**GIVEN TASK:** Give the number of lines containing the word "seaborn" and nothing more.

[Figure scripts]

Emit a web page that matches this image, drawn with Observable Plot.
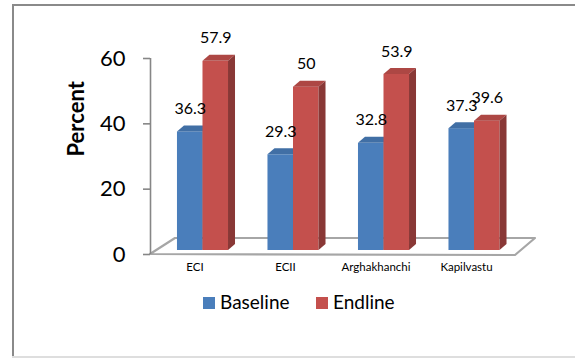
<!DOCTYPE html>
<html>
<head>
<meta charset="utf-8">
<script src="https://cdn.jsdelivr.net/npm/d3@7"></script>
<script src="https://cdn.jsdelivr.net/npm/@observablehq/plot@0.6"></script>
<style>
  html, body { margin: 0; padding: 0; background: #fff; }
  #chart { position: relative; width: 575px; height: 358px; overflow: hidden; font-family: Lato, "Open Sans", sans-serif; }
  #chart svg { position: absolute; left: 0; top: 0; }
  .edge { position: absolute; }
  .key { position: absolute; font-size: 19px; line-height: 20px; color: #000; white-space: nowrap; }
  .swatch { position: absolute; width: 12px; height: 12px; }
  g[aria-label="y-axis tick label"] { fill: #000; }
</style>
</head>
<body>
<div id="chart"></div>
<script>
// Share of respondents (%), by district, at baseline and endline
const categories = ["ECI", "ECII", "Arghakhanchi", "Kapilvastu"];
const baseline = [36.3, 29.3, 32.8, 37.3];
const endline = [57.9, 50, 53.9, 39.6];
const seriesNames = ["Baseline", "Endline"];
const seriesColors = ["#4A7EBB", "#C4504D"];
const yTicks = [0, 20, 40, 60];

// Column geometry (category units on x, pixels for the oblique depth)
const barWidth = 0.282;
const xMin = -0.58, xMax = 3.674;
const lift = -4;            // columns stand slightly behind the floor's front edge
const depth = [7, -6];      // oblique offset of the column's back faces

const rows = categories.flatMap((c, i) => [
  {category: c, series: seriesNames[0], value: baseline[i], x1: i - barWidth, x2: i},
  {category: c, series: seriesNames[1], value: endline[i], x1: i, x2: i + barWidth}
]);

// 3D floor under the columns
function floor(index, {x, y}) {
  const x0 = x(xMin), y0 = y(0), xr = x(xMax);
  const g = d3.create("svg:g").attr("aria-label", "floor");
  g.append("path")
    .attr("d", `M${x0},${y0}L${x0 + 25},${y0 - 16}L${xr},${y0 - 16}L${xr - 20},${y0 + 1}Z`)
    .attr("fill", "none")
    .attr("stroke", "#a6a6a6")
    .attr("stroke-width", 2.2)
    .attr("stroke-linejoin", "round");
  return g.node();
}

// Top and side faces of one series' columns
function faces(name) {
  return function (index, {x, y, color}) {
    const g = d3.create("svg:g").attr("aria-label", `${name} faces`);
    const [dx, dy] = depth;
    for (const d of rows.filter((r) => r.series === name)) {
      const a = x(d.x1), b = x(d.x2), top = y(d.value) + lift, base = y(0) + lift;
      const c = d3.color(color(d.series));
      g.append("path")
        .attr("d", `M${a},${top}L${b},${top}L${b + dx},${top + dy}L${a + dx},${top + dy}Z`)
        .attr("fill", c.darker(0.35).formatHex());
      g.append("path")
        .attr("d", `M${b},${base}L${b},${top}L${b + dx},${top + dy}L${b + dx},${base + dy}Z`)
        .attr("fill", c.darker(1.0).formatHex());
    }
    return g.node();
  };
}

const front = (name) => Plot.rect(rows.filter((r) => r.series === name), {
  x1: "x1", x2: "x2", y1: 0, y2: "value", fill: "series", dy: lift
});

const chart = Plot.plot({
  width: 575,
  height: 285,
  marginLeft: 150,
  marginRight: 40,
  marginTop: 58,
  marginBottom: 31,
  style: {fontFamily: "Lato, 'Open Sans', sans-serif", background: "transparent", color: "#000", overflow: "visible"},
  x: {domain: [xMin, xMax], axis: null},
  y: {domain: [0, 60]},
  color: {domain: seriesNames, range: seriesColors},
  marks: [
    floor,
    Plot.ruleX([xMin], {y1: 0, y2: 60, stroke: "#868686", strokeWidth: 1.6}),
    Plot.axisY(yTicks, {tickSize: 7, tickPadding: 18, fontSize: 22, stroke: "#868686", strokeWidth: 1.6, label: null}),
    Plot.text(["Percent"], {frameAnchor: "left", rotate: -90, dx: -74, fontSize: 22, fontWeight: "bold"}),
    front(seriesNames[0]),
    faces(seriesNames[0]),
    front(seriesNames[1]),
    faces(seriesNames[1]),
    Plot.text(rows, {x: (d) => (d.x1 + d.x2) / 2, y: "value", text: (d) => String(d.value), dy: -27, fontSize: 16}),
    Plot.text(categories, {x: (d, i) => i, frameAnchor: "bottom", dx: -8, dy: 16, fontSize: 11.5})
  ]
});

const root = document.getElementById("chart");

// Chart-area border
const edges = [
  {left: "12px", top: "4px", width: "2px", height: "354px", background: "#8a8a8a"},
  {left: "12px", top: "4px", width: "563px", height: "2px", background: "#8a8a8a"},
  {left: "12px", top: "356px", width: "563px", height: "2px", background: "#dedede"}
];
for (const e of edges) {
  const div = document.createElement("div");
  div.className = "edge";
  Object.assign(div.style, e);
  root.appendChild(div);
}

root.appendChild(chart);

// Legend below the plot, colours taken from the chart's colour scale
const colorScale = chart.scale("color");
const keyLeft = [203, 316];
colorScale.domain.forEach((name, i) => {
  const sw = document.createElement("div");
  sw.className = "swatch";
  sw.style.left = keyLeft[i] + "px";
  sw.style.top = "297px";
  sw.style.background = colorScale.range[i];
  root.appendChild(sw);
  const label = document.createElement("div");
  label.className = "key";
  label.style.left = (keyLeft[i] + 17) + "px";
  label.style.top = "292px";
  label.textContent = name;
  root.appendChild(label);
});
</script>
</body>
</html>
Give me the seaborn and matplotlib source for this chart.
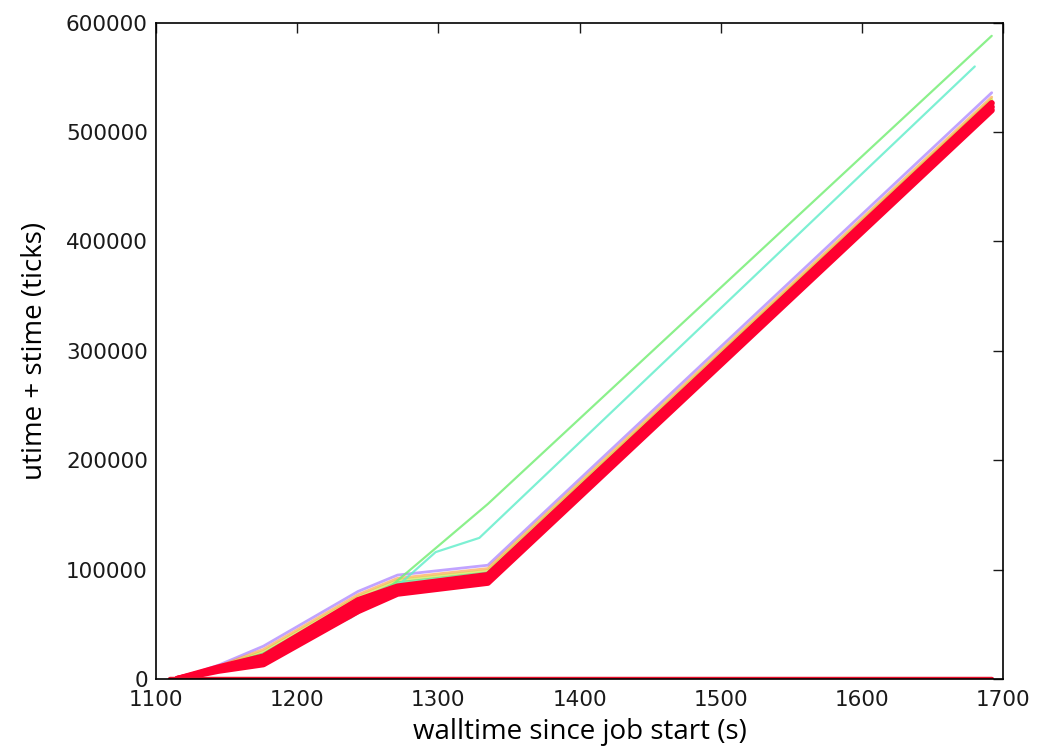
import matplotlib
matplotlib.use("Agg")
import matplotlib.pyplot as plt
import seaborn as sns

# ─────────────────────────────────────────────
# Data
# ─────────────────────────────────────────────

times = [1115, 1144, 1176, 1243, 1271, 1335, 1692]

# ticks per process (utime + stime), one list per traced process
proc_purple = [0, 12500, 30000, 80000, 95000, 104000, 536000]
proc_orange = [0, 11500, 27000, 77000, 92000, 101000, 532000]
proc_yellow = [0, 11000, 25000, 75000, 90000, 99000, 530000]
proc_green  = [0, 10500, 23000, 72000, 88000, 97000, 528000]
proc_blue   = [0, 8000, 15000, 64000, 80000, 90000, 522000]
red_hi      = [0, 10500, 20500, 72000, 84500, 95000, 526500]
red_mid     = [0, 9000, 17000, 67000, 81000, 91000, 523000]
red_lo      = [0, 7500, 13500, 62000, 78000, 88000, 520000]

# the two processes that ran away from the pack
fast_times  = [1115, 1144, 1176, 1243, 1271, 1335, 1692]
fast_green  = [0, 9000, 19000, 60000, 90000, 160000, 588000]
cyan_times  = [1115, 1144, 1176, 1238, 1271, 1298, 1329, 1680]
fast_cyan   = [0, 9000, 18000, 56000, 85000, 116000, 129000, 560000]

# idle processes that never got cpu time
idle_times  = [1110, 1692]
idle_ticks  = [0, 0]

x_ticks = [1100, 1200, 1300, 1400, 1500, 1600, 1700]
y_ticks = [0, 100000, 200000, 300000, 400000, 500000, 600000]

# ─────────────────────────────────────────────
# Plot
# ─────────────────────────────────────────────

sns.set_style("white")
plt.rcParams["font.family"] = ["DejaVu Sans"]

fig = plt.figure(figsize=(10.41, 7.5), dpi=100)
ax = fig.add_axes([0.150, 0.0947, 0.8135, 0.875])

for vals, col in [(proc_blue, "#3344ff"), (proc_purple, "#9966ff"),
                  (proc_orange, "#ff9933"), (proc_yellow, "#ccdd33"),
                  (proc_green, "#33dd77")]:
    sns.lineplot(x=times, y=vals, color=col, lw=2, alpha=0.6, ax=ax)

sns.lineplot(x=fast_times, y=fast_green, color="#77ee77", lw=1.6, alpha=0.85, ax=ax)
sns.lineplot(x=cyan_times, y=fast_cyan, color="#66eecc", lw=1.6, alpha=0.85, ax=ax)

for vals in [red_hi, red_mid, red_lo]:
    sns.lineplot(x=times, y=vals, color="#ff0030", lw=4.5, ax=ax)

sns.lineplot(x=idle_times, y=idle_ticks, color="#e8102c", lw=3.2, ax=ax)

ax.set_xlim(1100, 1700)
ax.set_ylim(0, 600000)
ax.set_xticks(x_ticks)
ax.set_yticks(y_ticks)
ax.tick_params(direction="in", length=7, width=1, top=True, right=True,
               labelsize=15.5, colors="#1a1a1a", pad=6)
ax.tick_params(axis="x", pad=8)
for sp in ax.spines.values():
    sp.set_color("black")
    sp.set_linewidth(1.2)

ax.set_xlabel("walltime since job start (s)", family="Open Sans", fontsize=20,
              color="black", labelpad=6)
ax.set_ylabel("utime + stime (ticks)", family="Open Sans", fontsize=20,
              color="black", labelpad=12)

fig.savefig("out.png", dpi=100)
plt.close()
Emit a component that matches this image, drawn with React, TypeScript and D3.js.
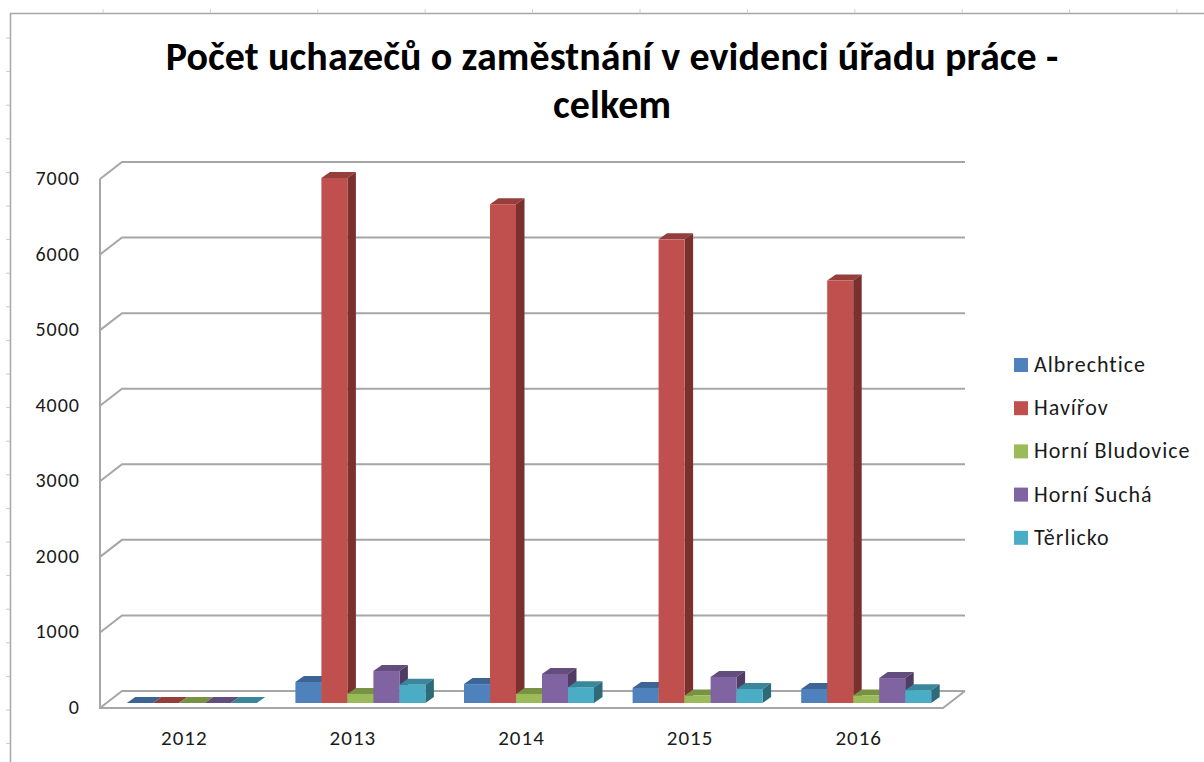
import React from "react";
import * as d3 from "d3";

const categories = ["2012", "2013", "2014", "2015", "2016"];
const seriesNames = ["Albrechtice", "Havířov", "Horní Bludovice", "Horní Suchá", "Těrlicko"];
const albrechtice = [0, 278, 250, 200, 185];
const havirov = [0, 6947, 6600, 6135, 5590];
const horniBludovice = [0, 120, 120, 100, 100];
const horniSucha = [0, 423, 385, 345, 330];
const terlicko = [0, 240, 210, 185, 170];
const allSeries = [albrechtice, havirov, horniBludovice, horniSucha, terlicko];
const yTicks = [0, 1000, 2000, 3000, 4000, 5000, 6000, 7000];
const titleLines = ["Počet uchazečů o zaměstnání v evidenci úřadu práce -", "celkem"];

const front = ["#4f81bd", "#c0504d", "#9bbb59", "#8064a2", "#4bacc6"];
const top = ["#3c6494", "#953e3b", "#789244", "#634d7f", "#3a879b"];
const side = ["#2f4e74", "#7a302e", "#5f7435", "#4e3c64", "#2d6a7a"];
const FONT = "Carlito, Calibri, 'Open Sans', 'Noto Sans', sans-serif";
const grid = "#a6a6a6";

const W = 1204, H = 762;
const x0 = 100, x1 = 943, yBase = 708, y7000 = 179;
const dx = 22, dy = -17;
const barDx = 7.5, barDy = -5, barDepthX = 8.5, barDepthY = -6;
const y = d3.scaleLinear().domain([0, 7000]).range([yBase, y7000]);
const xCat = d3.scaleBand().domain(categories).range([x0, x1]);
const xBar = d3.scaleBand().domain(seriesNames).range([0, 130]);

export default function App() {
  const leftTicks = d3.range(38, 762, 33.6);
  const topTicks = d3.range(103, 1204, 107.4);
  return (
    <svg width={W} height={H} style={{ position: "absolute", left: 0, top: 0, background: "#fff" }} fontFamily={FONT}>
      <path d={`M10.5,${H}V13.5H${W}`} fill="none" stroke="#a6a6a6" strokeWidth={1.5} />
      {leftTicks.map((t) => <line key={t} x1={6} x2={10} y1={t} y2={t} stroke="#c8c8c8" />)}
      {topTicks.map((t) => <line key={t} x1={t} x2={t} y1={9} y2={13} stroke="#d0d0d0" />)}
      {titleLines.map((l, i) => (
        <text key={l} x={612} y={70 + i * 48} textAnchor="middle" fontSize={40} fontWeight={700} letterSpacing={0.1} fill="#000">{l}</text>
      ))}
      <g fill="none" stroke={grid} strokeWidth={2}>
        {yTicks.map((t) => (
          <path key={t} d={`M${x0},${y(t)}l${dx},${dy}H${x1 + dx}`} />
        ))}
        <path d={`M${x0},${y(7000)}V${yBase}H${x1}l${dx},${dy}`} />
      </g>
      {yTicks.map((t) => (
        <text key={t} x={80} y={y(t) + 6} textAnchor="end" fontSize={20} letterSpacing={1} fill="#1a1a1a">{t}</text>
      ))}
      {categories.map((c, ci) => (
        <g key={c}>
          {seriesNames.map((s, si) => {
            const v = allSeries[si][ci];
            const bx = xCat(c)! + (xCat.bandwidth() - 130) / 2 + barDx + xBar(s)!;
            const bw = xBar.bandwidth();
            const by = y(v) + barDy;
            const b0 = y(0) + barDy;
            return (
              <g key={s}>
                <path d={`M${bx},${by}l${barDepthX},${barDepthY}h${bw}l${-barDepthX},${-barDepthY}z`} fill={top[si]} />
                <path d={`M${bx + bw},${by}l${barDepthX},${barDepthY}V${b0 + barDepthY}l${-barDepthX},${-barDepthY}z`} fill={side[si]} />
                <rect x={bx} y={by} width={bw} height={b0 - by} fill={front[si]} />
              </g>
            );
          })}
          <text x={xCat(c)! + xCat.bandwidth() / 2} y={745} textAnchor="middle" fontSize={21} letterSpacing={1} fill="#1a1a1a">{c}</text>
        </g>
      ))}
      {seriesNames.map((s, i) => (
        <g key={s}>
          <rect x={1014} y={358 + i * 43.2} width={14} height={14} fill={front[i]} />
          <text x={1034} y={372 + i * 43.2} fontSize={22} letterSpacing={1} fill="#1a1a1a">{s}</text>
        </g>
      ))}
    </svg>
  );
}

**REPLY TO THE EXERCISE:** 2